UK says no children have died from syndrome linked to COVID-19

By Guy Faulconbridge and Kate Holton

LONDON (Reuters) - A rare inflammatory syndrome which researchers believe to be linked to COVID-19 is a concern although it has not led to any deaths of children in the United Kingdom so far, Britain's health ministry said on Tuesday.

Italian and British medical experts are investigating a possible link between the coronavirus pandemic and clusters of severe inflammatory disease among infants who are arriving in hospital with high fevers and swollen arteries.

Doctors in northern Italy, one of the world's hardest-hit areas during the pandemic, have reported extraordinarily large numbers of children under age 9 with severe cases of what appears to be Kawasaki disease, more common in parts of Asia.

Asked about the syndrome on LBC, Hancock appeared to say that some children with no underlying health conditions had died from it. But the British health ministry later clarified that he had been speaking about COVID-19 more generally.

"We are not aware of any confirmed cases of children dying from this syndrome," a ministry spokesman said. "The minister did not say that there are confimed cases of children dying from this syndrome."

Hancock had said the condition was a new disease believed to have been caused by coronavirus and the COVID-19 virus.

"We're not 100% sure because some of the people who got it hadn't tested positive, so we're doing a lot of research now but it is something that we're worried about," Hancock said.

Children were until now thought to be much less susceptible than their parents or grandparents to the most deadly complications wrought by the novel coronavirus, though the mysterious inflammatory disease noticed in Britain, Spain and Italy may demand a reassessment.

"It is rare, although it is very significant for those children who do get it, the number of cases is small," Hancock, one of the ministers leading Britain's COVID-19 response, said.

Kawasaki disease, whose cause is unknown, is associated with fever, skin rashes, swelling of glands, and in severe cases, inflammation of arteries of the heart.

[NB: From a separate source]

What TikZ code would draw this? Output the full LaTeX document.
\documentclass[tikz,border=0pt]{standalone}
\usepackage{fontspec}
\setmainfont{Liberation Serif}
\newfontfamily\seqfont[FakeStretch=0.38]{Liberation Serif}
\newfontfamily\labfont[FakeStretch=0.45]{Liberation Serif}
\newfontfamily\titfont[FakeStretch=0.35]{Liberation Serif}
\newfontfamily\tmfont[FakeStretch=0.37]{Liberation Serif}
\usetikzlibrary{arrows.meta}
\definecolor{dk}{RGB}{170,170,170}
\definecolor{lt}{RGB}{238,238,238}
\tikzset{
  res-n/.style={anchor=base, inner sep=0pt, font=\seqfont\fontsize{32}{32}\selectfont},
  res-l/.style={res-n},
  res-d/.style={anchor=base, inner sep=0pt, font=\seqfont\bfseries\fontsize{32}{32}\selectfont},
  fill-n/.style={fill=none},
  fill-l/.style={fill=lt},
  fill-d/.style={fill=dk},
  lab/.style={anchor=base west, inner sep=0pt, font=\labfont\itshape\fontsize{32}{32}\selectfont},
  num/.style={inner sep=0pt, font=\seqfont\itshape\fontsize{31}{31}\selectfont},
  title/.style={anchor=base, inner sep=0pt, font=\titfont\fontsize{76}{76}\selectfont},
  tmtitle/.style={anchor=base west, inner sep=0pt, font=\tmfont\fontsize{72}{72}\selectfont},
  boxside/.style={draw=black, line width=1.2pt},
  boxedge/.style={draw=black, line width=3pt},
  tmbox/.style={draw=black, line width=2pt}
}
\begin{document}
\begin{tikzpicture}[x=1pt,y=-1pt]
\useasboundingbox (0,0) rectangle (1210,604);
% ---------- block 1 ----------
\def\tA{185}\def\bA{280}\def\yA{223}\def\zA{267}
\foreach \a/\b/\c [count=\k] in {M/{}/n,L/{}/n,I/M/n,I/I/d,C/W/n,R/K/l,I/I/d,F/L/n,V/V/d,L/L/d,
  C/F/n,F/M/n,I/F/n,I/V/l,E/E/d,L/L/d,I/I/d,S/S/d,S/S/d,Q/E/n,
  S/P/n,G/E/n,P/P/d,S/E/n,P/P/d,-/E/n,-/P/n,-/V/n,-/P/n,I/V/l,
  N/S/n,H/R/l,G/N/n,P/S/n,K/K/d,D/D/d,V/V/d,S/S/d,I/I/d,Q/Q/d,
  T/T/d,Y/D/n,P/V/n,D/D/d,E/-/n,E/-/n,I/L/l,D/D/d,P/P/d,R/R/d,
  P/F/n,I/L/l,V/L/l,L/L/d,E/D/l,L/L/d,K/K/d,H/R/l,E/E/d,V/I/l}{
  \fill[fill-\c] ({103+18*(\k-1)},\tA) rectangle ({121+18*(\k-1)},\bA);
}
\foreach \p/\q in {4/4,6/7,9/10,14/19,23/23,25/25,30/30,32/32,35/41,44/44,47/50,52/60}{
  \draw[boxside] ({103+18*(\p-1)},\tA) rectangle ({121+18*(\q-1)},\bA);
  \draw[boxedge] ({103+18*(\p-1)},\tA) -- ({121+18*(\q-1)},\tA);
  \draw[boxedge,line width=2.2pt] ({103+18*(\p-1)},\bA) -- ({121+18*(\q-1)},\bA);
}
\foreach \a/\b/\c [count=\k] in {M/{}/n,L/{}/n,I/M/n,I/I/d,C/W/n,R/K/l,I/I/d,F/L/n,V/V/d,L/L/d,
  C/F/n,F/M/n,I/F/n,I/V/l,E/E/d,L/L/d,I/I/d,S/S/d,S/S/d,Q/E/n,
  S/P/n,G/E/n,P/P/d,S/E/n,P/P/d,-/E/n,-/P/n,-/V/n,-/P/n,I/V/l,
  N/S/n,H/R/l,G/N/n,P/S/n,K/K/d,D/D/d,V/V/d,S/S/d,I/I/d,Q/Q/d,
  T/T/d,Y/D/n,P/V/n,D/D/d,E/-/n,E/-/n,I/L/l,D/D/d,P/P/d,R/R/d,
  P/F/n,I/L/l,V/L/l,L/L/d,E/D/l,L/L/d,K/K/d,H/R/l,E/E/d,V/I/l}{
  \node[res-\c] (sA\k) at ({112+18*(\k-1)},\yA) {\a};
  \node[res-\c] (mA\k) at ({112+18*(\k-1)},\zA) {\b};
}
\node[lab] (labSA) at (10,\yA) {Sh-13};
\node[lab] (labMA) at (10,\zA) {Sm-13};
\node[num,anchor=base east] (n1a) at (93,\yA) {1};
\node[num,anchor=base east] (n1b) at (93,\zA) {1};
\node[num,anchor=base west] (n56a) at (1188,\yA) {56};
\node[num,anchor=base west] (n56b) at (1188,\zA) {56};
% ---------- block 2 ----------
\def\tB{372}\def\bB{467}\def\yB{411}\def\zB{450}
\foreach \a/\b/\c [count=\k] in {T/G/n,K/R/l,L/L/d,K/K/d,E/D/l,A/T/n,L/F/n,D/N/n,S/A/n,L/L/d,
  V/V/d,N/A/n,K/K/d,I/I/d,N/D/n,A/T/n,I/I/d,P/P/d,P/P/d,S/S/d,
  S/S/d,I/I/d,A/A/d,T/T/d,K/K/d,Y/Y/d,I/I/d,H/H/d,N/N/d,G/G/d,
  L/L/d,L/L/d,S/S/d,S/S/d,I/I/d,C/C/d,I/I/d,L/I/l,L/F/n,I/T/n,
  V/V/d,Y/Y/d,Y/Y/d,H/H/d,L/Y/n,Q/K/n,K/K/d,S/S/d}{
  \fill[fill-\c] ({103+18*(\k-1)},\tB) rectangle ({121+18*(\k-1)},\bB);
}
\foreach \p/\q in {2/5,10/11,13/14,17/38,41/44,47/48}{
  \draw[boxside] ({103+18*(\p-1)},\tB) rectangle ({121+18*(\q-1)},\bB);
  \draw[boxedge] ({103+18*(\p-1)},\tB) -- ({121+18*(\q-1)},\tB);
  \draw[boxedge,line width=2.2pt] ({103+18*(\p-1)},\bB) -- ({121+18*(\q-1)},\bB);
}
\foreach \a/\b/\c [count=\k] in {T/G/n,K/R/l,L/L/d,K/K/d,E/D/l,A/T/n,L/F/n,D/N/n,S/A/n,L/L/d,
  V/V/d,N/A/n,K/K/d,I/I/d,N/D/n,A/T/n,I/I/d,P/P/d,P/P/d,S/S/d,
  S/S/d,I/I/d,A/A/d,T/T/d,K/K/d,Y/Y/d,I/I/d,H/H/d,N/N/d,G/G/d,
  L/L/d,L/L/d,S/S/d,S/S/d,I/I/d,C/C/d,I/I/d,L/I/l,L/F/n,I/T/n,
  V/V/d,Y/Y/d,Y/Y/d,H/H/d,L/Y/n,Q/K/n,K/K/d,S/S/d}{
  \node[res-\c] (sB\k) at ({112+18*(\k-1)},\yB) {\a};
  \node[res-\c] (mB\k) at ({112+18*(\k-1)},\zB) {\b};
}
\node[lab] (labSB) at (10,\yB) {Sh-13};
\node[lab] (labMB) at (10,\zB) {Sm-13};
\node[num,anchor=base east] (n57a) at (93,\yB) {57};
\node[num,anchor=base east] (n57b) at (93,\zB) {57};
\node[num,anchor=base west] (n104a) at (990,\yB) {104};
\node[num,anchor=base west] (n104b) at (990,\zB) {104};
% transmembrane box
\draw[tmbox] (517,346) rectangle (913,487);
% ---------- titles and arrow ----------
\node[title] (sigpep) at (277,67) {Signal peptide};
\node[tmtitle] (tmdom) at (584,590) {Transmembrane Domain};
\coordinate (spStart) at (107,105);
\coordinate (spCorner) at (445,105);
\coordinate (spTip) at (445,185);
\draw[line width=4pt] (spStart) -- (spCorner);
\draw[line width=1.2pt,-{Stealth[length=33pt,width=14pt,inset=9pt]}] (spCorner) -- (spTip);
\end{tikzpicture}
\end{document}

Britain's National Health Service says the syndrome only affects about eight in every 100,000 children every year, with most aged under 5.

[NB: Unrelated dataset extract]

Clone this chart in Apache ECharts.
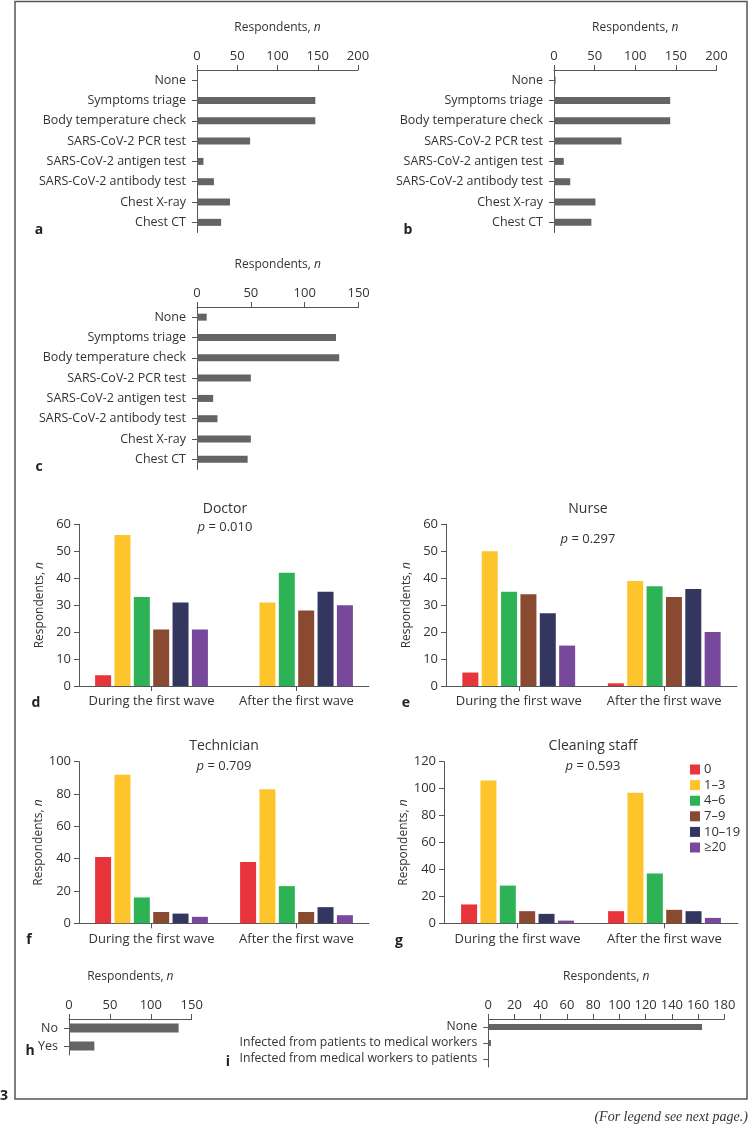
<!DOCTYPE html>
<html><head><meta charset="utf-8">
<script src="https://cdn.jsdelivr.net/npm/echarts@6/dist/echarts.min.js"></script>
<style>html,body{margin:0;padding:0;background:#fff}#c{width:750px;height:1126px}</style>
</head><body><div id="c"></div>
<script>
// ---- data ----
const catsTests = ['None','Symptoms triage','Body temperature check','SARS-CoV-2 PCR test','SARS-CoV-2 antigen test','SARS-CoV-2 antibody test','Chest X-ray','Chest CT'];
const valuesA = [1,147,147,66,8,21,41,30];
const valuesB = [2,143,143,83,12,20,51,46];
const valuesC = [9,129,132,50,15,19,50,47];
const waves = ['During the first wave','After the first wave'];
const groups = ['0','1–3','4–6','7–9','10–19','≥20'];
const doctorDuring = [4,56,33,21,31,21];
const doctorAfter  = [0,31,42,28,35,30];
const nurseDuring  = [5,50,35,34,27,15];
const nurseAfter   = [1,39,37,33,36,20];
const techDuring   = [41,92,16,7,6,4];
const techAfter    = [38,83,23,7,10,5];
const cleanDuring  = [14,106,28,9,7,2];
const cleanAfter   = [9,97,37,10,9,4];
const catsH = ['No','Yes'];
const valuesH = [134,31];
const catsI = ['None','Infected from patients to medical workers','Infected from medical workers to patients'];
const valuesI = [163,2,0];

// ---- styles ----
const FONT = '"Open Sans", "Noto Sans", sans-serif';
const TXT = '#333';
const AX = '#555';
const GRAY = '#646464';
const FS = 13;
const FSC = 12.5;
const groupColors = ['#e8353b','#fdc42b','#2db255','#8a4a31','#33375f','#77489b'];

const grids = [], xAxes = [], yAxes = [], series = [];
const nameRich = {i:{fontStyle:'italic', fontFamily:FONT, fontSize:12, color:TXT}};

function hPanel(pos, cats, vals, max, interval, barW, catFs){
  const gi = grids.length;
  grids.push(Object.assign({containLabel:false}, pos));
  xAxes.push({gridIndex:gi, type:'value', position:'top', min:0, max:max, interval:interval,
    name:'Respondents, {i|n}', nameLocation:'middle', nameGap:36,
    nameTextStyle:{fontFamily:FONT, fontSize:12, color:TXT, rich:nameRich},
    axisLine:{show:true, lineStyle:{color:AX, width:1}},
    axisTick:{show:true, length:5, lineStyle:{color:AX}},
    axisLabel:{fontFamily:FONT, fontSize:FS, color:TXT, margin:7},
    splitLine:{show:false}});
  yAxes.push({gridIndex:gi, type:'category', data:cats, inverse:true,
    axisLine:{show:true, lineStyle:{color:AX, width:1}},
    axisTick:{show:true, alignWithLabel:true, length:5, lineStyle:{color:AX}},
    axisLabel:{fontFamily:FONT, fontSize:catFs || FSC, color:TXT, margin:11, interval:0},
    splitLine:{show:false}});
  series.push({type:'bar', xAxisIndex:gi, yAxisIndex:gi, data:vals, barWidth:barW,
    itemStyle:{color:GRAY}, silent:true});
}

function vPanel(pos, during, after, max, interval){
  const gi = grids.length;
  grids.push(Object.assign({containLabel:false}, pos));
  xAxes.push({gridIndex:gi, type:'category', data:waves,
    axisLine:{show:true, lineStyle:{color:AX, width:1}},
    axisTick:{show:true, alignWithLabel:true, length:5, lineStyle:{color:AX}},
    axisLabel:{fontFamily:FONT, fontSize:FS, color:TXT, margin:9, interval:0}});
  yAxes.push({gridIndex:gi, type:'value', min:0, max:max, interval:interval,
    name:'Respondents, {i|n}', nameLocation:'middle', nameGap:33, nameRotate:90,
    nameTextStyle:{fontFamily:FONT, fontSize:12, color:TXT, rich:nameRich},
    axisLine:{show:true, lineStyle:{color:AX, width:1}},
    axisTick:{show:true, length:5, lineStyle:{color:AX}},
    axisLabel:{fontFamily:FONT, fontSize:FS, color:TXT, margin:8},
    splitLine:{show:false}});
  groups.forEach((g,k)=>{
    series.push({type:'bar', name:g, xAxisIndex:gi, yAxisIndex:gi,
      data:[during[k], after[k]], barWidth:16, barGap:'21%',
      itemStyle:{color:groupColors[k]}, silent:true});
  });
}

hPanel({left:197, top:70, width:161, height:162.5}, catsTests, valuesA, 200, 50, 7);
hPanel({left:554, top:70, width:162.5, height:162.5}, catsTests, valuesB, 200, 50, 7);
hPanel({left:197, top:307, width:161.6, height:162.5}, catsTests, valuesC, 150, 50, 7);
vPanel({left:79, top:524.3, width:290, height:161.7}, doctorDuring, doctorAfter, 60, 10);
vPanel({left:446, top:524.3, width:291, height:161.7}, nurseDuring, nurseAfter, 60, 10);
vPanel({left:79, top:761.7, width:290, height:161.6}, techDuring, techAfter, 100, 20);
vPanel({left:444, top:761.7, width:294, height:161.6}, cleanDuring, cleanAfter, 120, 20);
hPanel({left:69, top:1019, width:122.7, height:36}, catsH, valuesH, 150, 50, 9);
hPanel({left:488.3, top:1019, width:236, height:48}, catsI, valuesI, 180, 20, 6, 12.2);

function txt(x, y, text, opts){
  return {type:'text', x:x, y:y, silent:true, style:Object.assign({text:text, x:0, y:0,
    font:'13px ' + FONT, fill:TXT, textAlign:'center', textVerticalAlign:'middle'}, opts||{})};
}
const pRich = {i:{fontStyle:'italic', fontFamily:FONT, fontSize:13, fill:TXT, color:TXT}, t:{fontFamily:FONT, fontSize:13, fill:TXT, color:TXT}};
function ptxt(x, y, val){
  return {type:'text', x:x, y:y, silent:true, style:{text:'{i|p}{t| = ' + val + '}', rich:pRich,
    textAlign:'center', textVerticalAlign:'middle', fill:TXT, font:'13px ' + FONT}};
}
const bold = {font:'bold 14px ' + FONT, fill:'#222'};
const graphic = [
  {type:'rect', shape:{x:15, y:1.5, width:732, height:1097.5}, style:{fill:'none', stroke:'#555', lineWidth:1.5}, silent:true},
  txt(225, 509, 'Doctor', {font:'14px ' + FONT}), ptxt(225, 527.5, '0.010'),
  txt(588, 509, 'Nurse', {font:'14px ' + FONT}), ptxt(588, 539, '0.297'),
  txt(224, 745.7, 'Technician', {font:'14px ' + FONT}), ptxt(224, 766.7, '0.709'),
  txt(593, 745.7, 'Cleaning staff', {font:'14px ' + FONT}), ptxt(593, 766.7, '0.593'),
  txt(39, 230, 'a', bold), txt(408, 230, 'b', bold), txt(39, 467, 'c', bold),
  txt(36, 703, 'd', bold), txt(406, 703, 'e', bold),
  txt(29, 940, 'f', bold), txt(399, 941, 'g', bold),
  txt(30, 1051, 'h', bold), txt(228, 1062, 'i', bold),
  txt(4, 1096, '3', {font:'bold 14px ' + FONT, fill:'#222'}),
  txt(748, 1117, '(For legend see next page.)', {font:'italic 14px "Liberation Serif", serif', textAlign:'right', fill:'#333'})
];

const chart = echarts.init(document.getElementById('c'), null, {renderer:'canvas'});
chart.setOption({
  animation:false,
  textStyle:{fontFamily:FONT},
  grid:grids, xAxis:xAxes, yAxis:yAxes, series:series,
  legend:{data:groups, orient:'vertical', left:690, top:763, itemWidth:10, itemHeight:10, itemGap:2.6,
    icon:'rect', selectedMode:false, textStyle:{fontFamily:FONT, fontSize:13, color:TXT, padding:[0,0,0,-1]}, padding:0},
  graphic:graphic
});
</script>
</body></html>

There is some evidence that individuals can inherit a predisposition to the disease, but the pattern is not clear.

Children either testing positive for COVID-19 or for its antibodies have presented gastrointestinal symptoms such as abdominal pain, vomiting and diarrhea in the last two weeks, the Spanish Pediatric Association said on Monday.

Though the children were otherwise in good health, their condition could evolve within hours into shock, featuring tachycardia and hypotension even without fever.

Most cases were detected in school-age or teenage minors, and sometimes overlapped with Kawasaki disease or toxic shock syndrome (TSS).

Parents should be vigilant, junior British interior minister Victoria Atkins said.

"It demonstrates just how fast moving this virus is and how unprecedented it is in its effect," Atkins told Sky News.

(This story corrects with a clarification from British health ministry which said there are no confirmed cases of children who have died from the inflammatory syndrome. The ministry said Hancock did not say that children have died.)